Machiavelli bene o male è uno dei padri del pensiero laico, in un Paese, l'Italia, in cui i laci sono pochissimi. Il principe è fondamentalmente un appello a Lorenzo il Magnifico per unificare l'Italia. Mi sembra però che anche i più vicini al sentire di Machiavelli - che era repubblicano e patriota - forse non lo capiscano pienamente. Si dice che per Machiavelli la politica debba seguire una morale diversa da quella corrente, ma qual è questa morale? Spesso si dimentica che tutta la prima parte del "Principe" è una critica degli esereciti mercenari e una difesa dell'esercito di leva. E in questa parte sta il vero senso teorico del "Principe": la politica è
guerra. In guerra non tutto è pemesso, anche se la morale di guerra (e i codici di guerra) sono diversi da quelli di pace: le atrocità non sono ammesse neanche se portano alla vittoria, è permessa la frode ma non la slealtà, i nemici si possono uccidere ma ogni combattente deve essere rispettato, ecc. L'idea in realtà non è nuova: un re è legittimo o per eredità, o perché ha conquistato un regno in guerra. Non a caso a Napoleone sconfitto a Waterloo venne lasciato il regno dell'Elba - un po' era uno sberleffo, un po' nasceva dal fatto che ormia il titolo di re se l'era conquistato per diritto di guerra.
La novità - immensa - è che se abbiamo diversi attori in guerra, possiamo studiare scientificamente le leggi che portano al prevalere di una parte o dell'altra, cosa che non sarebbe possibile se il potere discendesse da dio come sosteneva San Paolo o se avesse una legittimazione morale.

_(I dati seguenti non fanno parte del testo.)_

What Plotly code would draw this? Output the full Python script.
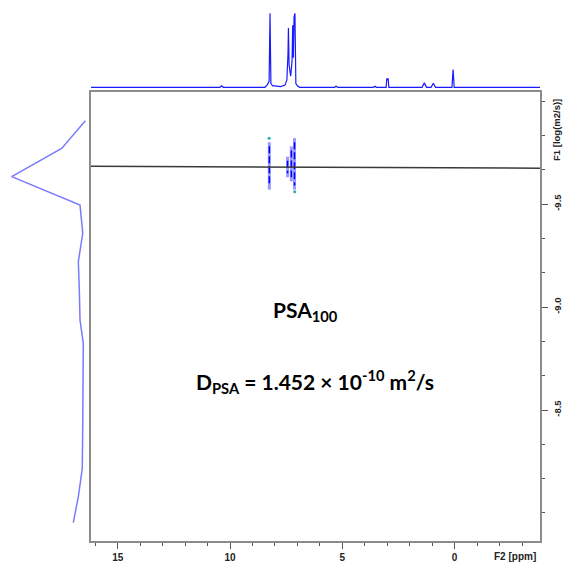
import plotly.graph_objects as go

W, H = 563, 564

# ---------------- data ----------------
# 1D projection on top (F2 chemical shift, ppm) : relative intensity
spec_ppm = [16.19, 10.45, 10.37, 10.30, 8.45, 8.35, 8.26, 8.22, 8.18, 8.10, 8.00, 7.75,
            7.55, 7.47, 7.42, 7.40, 7.37, 7.30, 7.24, 7.21, 7.18, 7.15, 7.11, 7.07,
            7.00, 6.90, 5.35, 5.28, 5.20, 3.62, 3.55, 3.48, 3.05, 3.02, 2.99, 2.96,
            2.93, 1.45, 1.35, 1.25, 1.05, 0.95, 0.85, 0.12, 0.07, 0.02, -3.80]
spec_int = [0.0, 0.0, 0.02, 0.0, 0.0, 0.03, 0.08, 1.0, 0.05, 0.02, 0.02, 0.01,
            0.03, 0.10, 0.45, 0.80, 0.30, 0.15, 0.35, 0.84, 0.40, 0.95, 1.0, 0.05,
            0.02, 0.0, 0.0, 0.015, 0.0, 0.0, 0.015, 0.0, 0.0, 0.12, 0.10, 0.12,
            0.0, 0.0, 0.06, 0.0, 0.0, 0.055, 0.0, 0.0, 0.24, 0.0, 0.0]

# diffusion projection on the left (F1, log(m2/s)) : relative intensity
proj_logd = [-9.904, -9.770, -9.633, -9.495, -9.358, -9.220, -9.083, -8.937,
             -8.824, -8.678, -8.435, -8.217, -8.079, -7.953]
proj_int = [0.035, 0.345, 1.0, 0.105, 0.069, 0.127, 0.114, 0.105,
            0.062, 0.062, 0.069, 0.075, 0.127, 0.193]

# DOSY contour columns: ppm, logD top, logD bottom
cont_ppm = [8.25, 7.44, 7.27, 7.13]
cont_top = [-9.80, -9.73, -9.78, -9.82]
cont_bot = [-9.57, -9.63, -9.61, -9.57]

# weak extra contour dots
dot_ppm = [8.26, 7.12]
dot_logd = [-9.82, -9.56]

# fitted diffusion line
ref_ppm = [16.19, -3.80]
ref_logd = [-9.684, -9.674]

x_ticks = [15, 10, 5, 0]
y_ticks = [-9.5, -9.0, -8.5]
y_ticktext = ["-9.5", "-9.0", "-8.5"]

# ---------------- figure ----------------
fig = go.Figure()

fig.add_trace(go.Scatter(x=spec_ppm, y=spec_int, mode="lines", xaxis="x3", yaxis="y3",
                         line=dict(color="#1a1aff", width=1.2), hoverinfo="skip"))

fig.add_trace(go.Scatter(x=proj_int, y=proj_logd, mode="lines", xaxis="x2", yaxis="y",
                         line=dict(color="#7a7aff", width=1.5), hoverinfo="skip"))

for p, t, b in zip(cont_ppm, cont_top, cont_bot):
    fig.add_trace(go.Scatter(x=[p, p], y=[t, b], mode="lines",
                             line=dict(color="#9a9aff", width=3), hoverinfo="skip"))
    fig.add_trace(go.Scatter(x=[p, p], y=[t + 0.02, b - 0.02], mode="lines",
                             line=dict(color="#0000ff", width=1.5, dash="7px,3px"),
                             hoverinfo="skip"))

fig.add_trace(go.Scatter(x=ref_ppm, y=ref_logd, mode="lines", xaxis="x", yaxis="y",
                         line=dict(color="#3a3a3a", width=1.5), hoverinfo="skip"))

fig.add_trace(go.Scatter(x=dot_ppm, y=dot_logd, mode="markers",
                         marker=dict(color="#20b0b0", size=3), hoverinfo="skip"))

tickfont = dict(family="Liberation Sans, Arial", size=10, color="#222222", weight="bold")
ytickfont = dict(family="Liberation Sans, Arial", size=9.5, color="#222222", weight="bold")
axis_line = "#8c8c8c"

xl, xr = 91 / W, 540 / W
yb, yt = (H - 541) / H, (H - 92) / H

fig.update_layout(
    width=W, height=H,
    margin=dict(l=0, r=0, t=0, b=0, autoexpand=False),
    paper_bgcolor="white", plot_bgcolor="white",
    showlegend=False,
    xaxis=dict(domain=[xl, xr], range=[16.19, -3.80], anchor="y", automargin=False,
               showline=True, mirror=True, linecolor=axis_line, linewidth=2,
               ticks="outside", tickvals=x_ticks, ticklen=6, tickwidth=1,
               tickcolor="#555555", tickfont=tickfont,
               minor=dict(ticks="outside", tick0=0, dtick=1, ticklen=3,
                          tickcolor="#555555", tickwidth=1, showgrid=False),
               showgrid=False, zeroline=False),
    yaxis=dict(domain=[yb, yt], range=[-7.864, -10.044], anchor="x", side="right",
               automargin=False,
               showline=True, mirror=True, linecolor=axis_line, linewidth=2,
               ticks="outside", tickvals=y_ticks, ticktext=y_ticktext, ticklen=6,
               tickwidth=1, tickcolor="#555555", tickfont=ytickfont, tickangle=-90,
               ticklabelstandoff=2,
               minor=dict(ticks="outside", tick0=-9.5, dtick=1 / 6, ticklen=3,
                          tickcolor="#555555", tickwidth=1, showgrid=False),
               showgrid=False, zeroline=False),
    xaxis2=dict(domain=[0, xl], range=[1.153, -0.039], anchor="y", visible=False),
    xaxis3=dict(domain=[xl, xr], range=[16.19, -3.80], anchor="y3", visible=False),
    yaxis3=dict(domain=[(H - 91) / H, (H - 9.6) / H], range=[-0.05, 1.05],
                anchor="x3", visible=False),
)

lab_font = dict(family="Liberation Sans, Arial", size=10, color="#222222", weight="bold")
f1_font = dict(family="Liberation Sans, Arial", size=9.5, color="#222222", weight="bold")
txt_font = dict(family="Lato, Carlito, sans-serif", size=21, color="black", weight="bold")

fig.add_annotation(x=515 / W, y=(H - 556) / H, xref="paper", yref="paper",
                   text="F2 [ppm]", showarrow=False, font=lab_font,
                   xanchor="center", yanchor="middle")
fig.add_annotation(x=556 / W, y=(H - 130) / H, xref="paper", yref="paper",
                   text="F1 [log(m2/s)]", showarrow=False, font=f1_font,
                   textangle=-90, xanchor="center", yanchor="middle")
fig.add_annotation(x=305 / W, y=(H - 311) / H, xref="paper", yref="paper",
                   text="PSA<sub>100</sub>", showarrow=False, font=txt_font,
                   xanchor="center", yanchor="middle")
fig.add_annotation(x=315 / W, y=(H - 382) / H, xref="paper", yref="paper",
                   text="D<sub>PSA</sub> = 1.452 × 10<sup>-10</sup> m<sup>2</sup>/s",
                   showarrow=False, font=txt_font, xanchor="center", yanchor="middle")

fig.write_html("out.html")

Personalmente penso che non solo la guerra debba essere superata, ma che in fondo lo sia già stata. Machiavelli resta un faro, ma servirebbe un nuovo Machiavelli che ci insegnasse quali sono le leggi della politica in un regime di pace. Le leggi della guerra spesso erano dure, ma erano leggi del cambiamento. Abbiamo molta giurisprudenza, molti principi, ma nessuno che ci permetta di gestire il cambiamento in tempo di pace.